— Start Provided records —

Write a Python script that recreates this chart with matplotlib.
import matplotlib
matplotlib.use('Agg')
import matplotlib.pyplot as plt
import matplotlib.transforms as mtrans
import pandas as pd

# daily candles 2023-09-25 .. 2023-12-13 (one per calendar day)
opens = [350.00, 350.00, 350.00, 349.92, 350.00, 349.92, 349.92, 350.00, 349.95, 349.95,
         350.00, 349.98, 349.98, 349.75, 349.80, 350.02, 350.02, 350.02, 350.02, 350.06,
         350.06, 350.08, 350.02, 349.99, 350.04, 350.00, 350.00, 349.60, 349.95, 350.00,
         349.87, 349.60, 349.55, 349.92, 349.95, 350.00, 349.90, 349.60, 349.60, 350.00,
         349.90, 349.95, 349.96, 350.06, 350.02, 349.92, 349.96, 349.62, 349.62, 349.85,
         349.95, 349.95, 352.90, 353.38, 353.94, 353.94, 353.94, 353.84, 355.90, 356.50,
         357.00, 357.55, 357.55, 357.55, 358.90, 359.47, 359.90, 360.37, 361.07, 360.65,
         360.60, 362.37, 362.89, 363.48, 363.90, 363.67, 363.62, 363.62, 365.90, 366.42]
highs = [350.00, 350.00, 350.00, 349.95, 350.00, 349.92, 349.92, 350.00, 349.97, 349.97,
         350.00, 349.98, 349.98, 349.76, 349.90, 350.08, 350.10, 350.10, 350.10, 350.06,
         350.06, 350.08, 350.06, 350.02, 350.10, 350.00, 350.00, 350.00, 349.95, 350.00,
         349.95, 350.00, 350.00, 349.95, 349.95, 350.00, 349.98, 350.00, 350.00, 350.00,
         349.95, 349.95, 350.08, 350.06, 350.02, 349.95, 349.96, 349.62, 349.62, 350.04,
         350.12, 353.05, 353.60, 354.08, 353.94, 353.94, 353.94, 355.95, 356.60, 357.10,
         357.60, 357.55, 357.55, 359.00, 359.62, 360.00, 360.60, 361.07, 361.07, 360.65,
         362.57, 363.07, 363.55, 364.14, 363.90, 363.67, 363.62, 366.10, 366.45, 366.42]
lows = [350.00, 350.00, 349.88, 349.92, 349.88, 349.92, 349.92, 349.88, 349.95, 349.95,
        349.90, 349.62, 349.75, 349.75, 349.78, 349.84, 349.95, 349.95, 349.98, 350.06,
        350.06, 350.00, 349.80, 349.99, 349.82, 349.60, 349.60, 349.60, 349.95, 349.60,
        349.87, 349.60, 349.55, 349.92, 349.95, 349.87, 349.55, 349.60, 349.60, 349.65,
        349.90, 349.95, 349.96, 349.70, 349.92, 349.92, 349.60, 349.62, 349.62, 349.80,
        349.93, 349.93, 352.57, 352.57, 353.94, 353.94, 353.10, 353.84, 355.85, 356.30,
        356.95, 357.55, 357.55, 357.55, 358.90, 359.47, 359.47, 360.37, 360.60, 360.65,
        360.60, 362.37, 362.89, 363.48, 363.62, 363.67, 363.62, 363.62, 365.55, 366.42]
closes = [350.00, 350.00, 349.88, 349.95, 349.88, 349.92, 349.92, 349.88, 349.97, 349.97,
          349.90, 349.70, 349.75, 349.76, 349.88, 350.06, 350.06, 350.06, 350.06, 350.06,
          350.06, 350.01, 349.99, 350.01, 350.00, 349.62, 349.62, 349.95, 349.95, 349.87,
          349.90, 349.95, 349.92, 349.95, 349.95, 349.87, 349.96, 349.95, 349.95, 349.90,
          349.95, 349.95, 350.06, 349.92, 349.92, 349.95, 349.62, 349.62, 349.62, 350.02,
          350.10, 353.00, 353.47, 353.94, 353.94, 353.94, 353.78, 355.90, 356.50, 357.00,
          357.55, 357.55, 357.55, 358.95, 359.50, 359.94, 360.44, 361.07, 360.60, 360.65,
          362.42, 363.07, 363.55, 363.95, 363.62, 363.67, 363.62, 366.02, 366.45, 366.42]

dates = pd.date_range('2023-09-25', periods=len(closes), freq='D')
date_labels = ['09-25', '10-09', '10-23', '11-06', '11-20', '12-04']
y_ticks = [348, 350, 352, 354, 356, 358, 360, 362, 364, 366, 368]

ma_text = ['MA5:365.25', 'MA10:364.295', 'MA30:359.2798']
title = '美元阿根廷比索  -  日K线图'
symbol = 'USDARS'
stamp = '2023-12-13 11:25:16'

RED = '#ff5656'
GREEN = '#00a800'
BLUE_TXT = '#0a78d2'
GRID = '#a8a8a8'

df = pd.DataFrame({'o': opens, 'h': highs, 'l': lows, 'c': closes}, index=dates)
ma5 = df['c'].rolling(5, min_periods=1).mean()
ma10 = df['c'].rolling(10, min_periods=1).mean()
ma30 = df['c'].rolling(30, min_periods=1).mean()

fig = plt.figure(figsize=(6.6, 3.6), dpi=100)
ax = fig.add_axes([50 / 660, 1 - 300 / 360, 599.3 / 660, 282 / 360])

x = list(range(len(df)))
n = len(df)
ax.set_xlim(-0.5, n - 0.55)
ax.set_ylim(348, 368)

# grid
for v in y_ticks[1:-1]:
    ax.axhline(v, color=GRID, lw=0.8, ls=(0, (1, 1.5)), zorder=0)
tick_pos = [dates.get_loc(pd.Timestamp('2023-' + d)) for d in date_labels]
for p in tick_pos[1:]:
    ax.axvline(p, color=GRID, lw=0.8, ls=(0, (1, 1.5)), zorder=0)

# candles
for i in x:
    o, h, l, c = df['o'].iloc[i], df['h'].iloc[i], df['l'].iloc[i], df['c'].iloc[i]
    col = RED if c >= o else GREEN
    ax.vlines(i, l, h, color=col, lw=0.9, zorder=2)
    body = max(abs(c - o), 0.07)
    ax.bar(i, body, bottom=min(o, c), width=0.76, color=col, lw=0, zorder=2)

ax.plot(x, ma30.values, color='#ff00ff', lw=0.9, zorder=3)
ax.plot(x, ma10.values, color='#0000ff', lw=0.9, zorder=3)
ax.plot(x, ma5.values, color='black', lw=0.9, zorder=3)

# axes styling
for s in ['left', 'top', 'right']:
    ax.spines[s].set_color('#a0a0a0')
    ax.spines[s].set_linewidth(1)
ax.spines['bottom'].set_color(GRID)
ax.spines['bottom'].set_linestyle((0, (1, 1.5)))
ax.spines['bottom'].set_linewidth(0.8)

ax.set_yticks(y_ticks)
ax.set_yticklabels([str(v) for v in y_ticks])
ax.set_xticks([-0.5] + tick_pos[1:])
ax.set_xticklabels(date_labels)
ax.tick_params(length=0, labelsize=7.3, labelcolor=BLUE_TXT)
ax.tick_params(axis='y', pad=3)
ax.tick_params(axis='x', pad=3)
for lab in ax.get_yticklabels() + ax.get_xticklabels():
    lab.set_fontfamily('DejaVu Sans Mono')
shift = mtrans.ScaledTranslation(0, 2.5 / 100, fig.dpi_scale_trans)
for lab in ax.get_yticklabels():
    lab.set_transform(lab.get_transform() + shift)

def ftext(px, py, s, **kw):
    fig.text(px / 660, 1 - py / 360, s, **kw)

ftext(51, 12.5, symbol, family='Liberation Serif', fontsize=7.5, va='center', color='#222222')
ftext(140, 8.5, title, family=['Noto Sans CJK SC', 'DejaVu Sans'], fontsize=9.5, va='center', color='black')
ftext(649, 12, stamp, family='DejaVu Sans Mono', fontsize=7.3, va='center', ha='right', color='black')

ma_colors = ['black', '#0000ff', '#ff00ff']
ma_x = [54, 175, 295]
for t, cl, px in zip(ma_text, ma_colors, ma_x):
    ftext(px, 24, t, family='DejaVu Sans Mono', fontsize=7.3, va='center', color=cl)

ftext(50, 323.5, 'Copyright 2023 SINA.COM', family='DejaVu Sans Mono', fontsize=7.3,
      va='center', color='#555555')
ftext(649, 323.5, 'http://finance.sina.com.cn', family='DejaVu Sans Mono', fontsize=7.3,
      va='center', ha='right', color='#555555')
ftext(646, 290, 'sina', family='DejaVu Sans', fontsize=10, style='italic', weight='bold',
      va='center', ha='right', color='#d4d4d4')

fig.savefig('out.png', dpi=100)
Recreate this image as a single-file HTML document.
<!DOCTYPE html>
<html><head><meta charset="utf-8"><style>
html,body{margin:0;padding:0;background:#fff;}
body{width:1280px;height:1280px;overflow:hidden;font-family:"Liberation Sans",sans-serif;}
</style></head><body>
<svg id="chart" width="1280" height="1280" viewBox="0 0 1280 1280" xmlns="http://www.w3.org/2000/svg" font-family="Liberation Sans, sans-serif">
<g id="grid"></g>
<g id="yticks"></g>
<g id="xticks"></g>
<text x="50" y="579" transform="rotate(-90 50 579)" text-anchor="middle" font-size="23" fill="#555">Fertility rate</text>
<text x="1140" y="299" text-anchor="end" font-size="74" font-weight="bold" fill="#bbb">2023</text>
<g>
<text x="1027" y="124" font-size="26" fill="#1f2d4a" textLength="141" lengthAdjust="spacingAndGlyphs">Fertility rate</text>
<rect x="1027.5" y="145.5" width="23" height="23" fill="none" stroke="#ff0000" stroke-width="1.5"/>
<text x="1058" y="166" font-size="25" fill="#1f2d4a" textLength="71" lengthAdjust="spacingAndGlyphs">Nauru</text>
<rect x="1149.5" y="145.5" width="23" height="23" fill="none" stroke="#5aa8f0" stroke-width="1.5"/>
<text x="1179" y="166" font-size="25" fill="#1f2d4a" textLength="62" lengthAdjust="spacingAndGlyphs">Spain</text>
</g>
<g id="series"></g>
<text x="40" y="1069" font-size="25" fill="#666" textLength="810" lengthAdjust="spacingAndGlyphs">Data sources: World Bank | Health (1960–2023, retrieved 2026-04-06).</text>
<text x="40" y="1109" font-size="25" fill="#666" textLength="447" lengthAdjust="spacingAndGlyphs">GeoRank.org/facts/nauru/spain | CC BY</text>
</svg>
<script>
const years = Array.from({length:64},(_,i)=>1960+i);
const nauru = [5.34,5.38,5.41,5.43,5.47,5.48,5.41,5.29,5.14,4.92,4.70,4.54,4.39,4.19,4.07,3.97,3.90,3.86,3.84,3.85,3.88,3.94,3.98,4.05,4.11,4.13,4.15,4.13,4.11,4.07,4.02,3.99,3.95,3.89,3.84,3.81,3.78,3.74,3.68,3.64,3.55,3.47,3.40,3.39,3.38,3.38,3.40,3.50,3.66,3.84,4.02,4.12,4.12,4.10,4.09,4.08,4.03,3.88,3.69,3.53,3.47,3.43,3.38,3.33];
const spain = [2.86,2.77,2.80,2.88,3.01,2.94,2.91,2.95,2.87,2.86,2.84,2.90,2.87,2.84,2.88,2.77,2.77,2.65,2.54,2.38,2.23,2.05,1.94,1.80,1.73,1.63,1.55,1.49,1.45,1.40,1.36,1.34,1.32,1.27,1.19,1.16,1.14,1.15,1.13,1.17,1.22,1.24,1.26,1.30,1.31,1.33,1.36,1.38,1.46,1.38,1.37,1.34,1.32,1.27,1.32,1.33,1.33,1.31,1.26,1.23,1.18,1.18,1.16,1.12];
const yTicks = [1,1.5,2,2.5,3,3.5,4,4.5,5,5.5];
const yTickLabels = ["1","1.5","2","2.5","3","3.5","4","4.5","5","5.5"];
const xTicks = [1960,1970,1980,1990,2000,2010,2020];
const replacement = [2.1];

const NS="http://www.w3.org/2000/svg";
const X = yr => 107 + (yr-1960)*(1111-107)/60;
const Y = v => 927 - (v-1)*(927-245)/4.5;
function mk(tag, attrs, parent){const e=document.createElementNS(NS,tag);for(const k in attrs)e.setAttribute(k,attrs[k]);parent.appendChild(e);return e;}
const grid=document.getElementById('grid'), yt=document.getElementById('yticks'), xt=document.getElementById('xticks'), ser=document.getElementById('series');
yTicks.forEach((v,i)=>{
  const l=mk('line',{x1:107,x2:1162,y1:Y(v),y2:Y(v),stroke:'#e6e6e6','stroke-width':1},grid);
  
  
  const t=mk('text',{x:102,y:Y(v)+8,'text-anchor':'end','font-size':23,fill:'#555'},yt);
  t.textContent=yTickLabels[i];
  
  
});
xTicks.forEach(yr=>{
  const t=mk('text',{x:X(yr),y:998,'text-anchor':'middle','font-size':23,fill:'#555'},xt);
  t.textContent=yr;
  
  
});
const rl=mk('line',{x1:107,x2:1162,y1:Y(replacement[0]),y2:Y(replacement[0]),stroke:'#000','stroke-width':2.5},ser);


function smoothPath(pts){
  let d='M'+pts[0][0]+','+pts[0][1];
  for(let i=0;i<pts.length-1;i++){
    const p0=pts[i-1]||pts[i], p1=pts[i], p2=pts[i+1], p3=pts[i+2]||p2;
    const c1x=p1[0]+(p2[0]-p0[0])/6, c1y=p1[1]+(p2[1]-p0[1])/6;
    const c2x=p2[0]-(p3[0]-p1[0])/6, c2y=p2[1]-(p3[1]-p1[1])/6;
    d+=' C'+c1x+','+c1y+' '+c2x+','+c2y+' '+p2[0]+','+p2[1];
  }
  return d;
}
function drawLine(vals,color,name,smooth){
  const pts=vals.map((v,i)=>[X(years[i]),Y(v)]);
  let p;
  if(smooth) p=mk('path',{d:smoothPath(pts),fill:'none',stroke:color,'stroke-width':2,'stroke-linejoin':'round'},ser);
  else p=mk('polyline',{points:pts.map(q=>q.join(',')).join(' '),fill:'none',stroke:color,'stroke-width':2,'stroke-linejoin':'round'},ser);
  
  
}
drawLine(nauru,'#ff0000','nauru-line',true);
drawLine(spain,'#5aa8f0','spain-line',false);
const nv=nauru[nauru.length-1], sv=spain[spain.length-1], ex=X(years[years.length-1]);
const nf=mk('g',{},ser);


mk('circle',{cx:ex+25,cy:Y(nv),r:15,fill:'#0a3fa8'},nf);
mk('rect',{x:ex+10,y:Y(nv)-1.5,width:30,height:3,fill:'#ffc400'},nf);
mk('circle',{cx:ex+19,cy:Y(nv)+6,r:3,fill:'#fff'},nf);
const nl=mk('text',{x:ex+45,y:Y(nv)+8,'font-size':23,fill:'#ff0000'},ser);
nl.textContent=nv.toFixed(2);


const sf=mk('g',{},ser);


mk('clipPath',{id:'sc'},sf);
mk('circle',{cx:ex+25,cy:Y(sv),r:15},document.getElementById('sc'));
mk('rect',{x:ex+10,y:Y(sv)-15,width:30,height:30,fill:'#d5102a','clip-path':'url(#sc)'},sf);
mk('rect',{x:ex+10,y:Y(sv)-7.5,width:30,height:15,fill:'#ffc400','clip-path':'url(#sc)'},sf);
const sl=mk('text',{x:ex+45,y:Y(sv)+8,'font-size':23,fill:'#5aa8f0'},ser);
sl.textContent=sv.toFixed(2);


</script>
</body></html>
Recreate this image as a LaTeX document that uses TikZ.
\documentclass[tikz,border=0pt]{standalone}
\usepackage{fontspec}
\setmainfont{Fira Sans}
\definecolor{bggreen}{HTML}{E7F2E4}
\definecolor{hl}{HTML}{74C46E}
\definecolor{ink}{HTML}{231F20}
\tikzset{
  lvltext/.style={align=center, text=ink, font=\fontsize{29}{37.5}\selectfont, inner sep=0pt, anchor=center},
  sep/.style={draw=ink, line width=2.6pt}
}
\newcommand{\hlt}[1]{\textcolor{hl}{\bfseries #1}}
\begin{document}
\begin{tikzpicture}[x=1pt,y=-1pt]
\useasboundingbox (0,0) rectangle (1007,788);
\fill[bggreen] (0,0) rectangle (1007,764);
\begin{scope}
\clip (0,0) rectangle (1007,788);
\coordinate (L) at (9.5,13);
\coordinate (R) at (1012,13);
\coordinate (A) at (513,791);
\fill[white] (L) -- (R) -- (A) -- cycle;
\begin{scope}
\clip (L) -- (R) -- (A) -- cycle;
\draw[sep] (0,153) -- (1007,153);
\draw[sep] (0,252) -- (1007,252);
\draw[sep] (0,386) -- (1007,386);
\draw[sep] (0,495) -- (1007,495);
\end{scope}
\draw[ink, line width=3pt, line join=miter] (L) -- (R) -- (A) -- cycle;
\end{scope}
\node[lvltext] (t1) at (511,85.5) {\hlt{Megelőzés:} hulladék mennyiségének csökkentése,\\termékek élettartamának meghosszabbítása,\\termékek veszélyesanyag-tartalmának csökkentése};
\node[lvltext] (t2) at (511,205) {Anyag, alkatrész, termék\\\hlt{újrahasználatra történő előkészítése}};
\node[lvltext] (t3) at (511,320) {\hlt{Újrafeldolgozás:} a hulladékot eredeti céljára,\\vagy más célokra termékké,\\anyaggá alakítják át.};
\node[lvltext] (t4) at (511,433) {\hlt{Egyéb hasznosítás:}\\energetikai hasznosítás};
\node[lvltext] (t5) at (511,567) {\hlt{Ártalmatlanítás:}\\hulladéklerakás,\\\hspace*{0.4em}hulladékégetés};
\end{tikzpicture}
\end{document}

— End Provided records —

Everything from the line containing "Recreate this image as a LaTeX" to the end of the records must be written out exactly; include both of those lines and no others.

§ Result of this task
Recreate this image as a LaTeX document that uses TikZ.
\documentclass[tikz,border=0pt]{standalone}
\usepackage{fontspec}
\setmainfont{Fira Sans}
\definecolor{bggreen}{HTML}{E7F2E4}
\definecolor{hl}{HTML}{74C46E}
\definecolor{ink}{HTML}{231F20}
\tikzset{
  lvltext/.style={align=center, text=ink, font=\fontsize{29}{37.5}\selectfont, inner sep=0pt, anchor=center},
  sep/.style={draw=ink, line width=2.6pt}
}
\newcommand{\hlt}[1]{\textcolor{hl}{\bfseries #1}}
\begin{document}
\begin{tikzpicture}[x=1pt,y=-1pt]
\useasboundingbox (0,0) rectangle (1007,788);
\fill[bggreen] (0,0) rectangle (1007,764);
\begin{scope}
\clip (0,0) rectangle (1007,788);
\coordinate (L) at (9.5,13);
\coordinate (R) at (1012,13);
\coordinate (A) at (513,791);
\fill[white] (L) -- (R) -- (A) -- cycle;
\begin{scope}
\clip (L) -- (R) -- (A) -- cycle;
\draw[sep] (0,153) -- (1007,153);
\draw[sep] (0,252) -- (1007,252);
\draw[sep] (0,386) -- (1007,386);
\draw[sep] (0,495) -- (1007,495);
\end{scope}
\draw[ink, line width=3pt, line join=miter] (L) -- (R) -- (A) -- cycle;
\end{scope}
\node[lvltext] (t1) at (511,85.5) {\hlt{Megelőzés:} hulladék mennyiségének csökkentése,\\termékek élettartamának meghosszabbítása,\\termékek veszélyesanyag-tartalmának csökkentése};
\node[lvltext] (t2) at (511,205) {Anyag, alkatrész, termék\\\hlt{újrahasználatra történő előkészítése}};
\node[lvltext] (t3) at (511,320) {\hlt{Újrafeldolgozás:} a hulladékot eredeti céljára,\\vagy más célokra termékké,\\anyaggá alakítják át.};
\node[lvltext] (t4) at (511,433) {\hlt{Egyéb hasznosítás:}\\energetikai hasznosítás};
\node[lvltext] (t5) at (511,567) {\hlt{Ártalmatlanítás:}\\hulladéklerakás,\\\hspace*{0.4em}hulladékégetés};
\end{tikzpicture}
\end{document}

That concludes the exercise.